E.R. finisce qui. Forse rivedremo le repliche fino allo sfinimento. E comunque possiamo procurarci i DVD. Ma non è la stessa cosa.
Sapete (per coloro che in questi quindici anni non hanno guardato E.R.) non era un telefilm qualunque. Non c’era una sceneggiatura sciatta e approssimativa, i dialoghi non puzzavano di finto, le storie private non erano mai consolatorie e solo qualche volta hanno preso la deriva dell’assurdo (avete presente quella cosa tipica delle serie televisive che non sai più che cosa far succedere sempre allo stesso personaggio pur di far succedere qualcosa?). Le vicende d’amore (sappiamo tutti che sono il vero richiamo...) erano contorno e collante di contenuti grandiosi. Intorno a quei lettini delle sale emergenza abbiamo visto prendere decisioni controverse, commettere errori, assumersi responsabilità. Abbiamo visto contenuti ETICI e senso della vita. Abbiamo pianto per drammi possibili, veritieri, che scavavano dentro ciascuno di noi perché copiavano dall’autenticità delle esistenze e non viceversa come funziona la nostra attuale macchina televisiva. Con gli autori di E.R. abbiamo condiviso a distanza discussioni anche su grandi temi politici e sociali. Sono riusciti ad essere laici e spirituali, democratici e interrazziali: gli episodi sembravano più testimonianze che creazioni di storie.

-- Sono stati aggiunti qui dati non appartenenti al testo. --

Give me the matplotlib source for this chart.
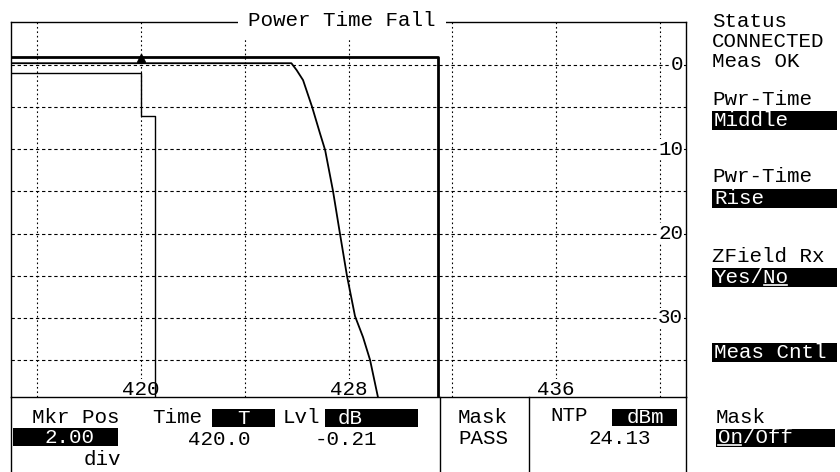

Avevo anni e figli in meno. Adesso sono qui che conto i capelli bianchi e mi affanno dietro figli adolescenti. Il protagonista più importante di E.R. era la “responsabilità delle proprie decisioni” e E.R. mi ha aiutato ad affrontare il mio lavoro e l’ambiente del mio ufficio. Con E.R. sono riusciti a fare una cosa che alla televisione, qui, da queste nostre dolorose parti, nessuno più si sogna di chiedere: mi hanno trasmesso dei valori.
In Abby Lockhart e in Susan Lewis mi sono identificata. Sono rimasta malissimo per la morte di Lucy Knight. Ho amato Mark Greene. Ho fatto il tifo per Neela Rasgotra... Sono rincretinita, vero?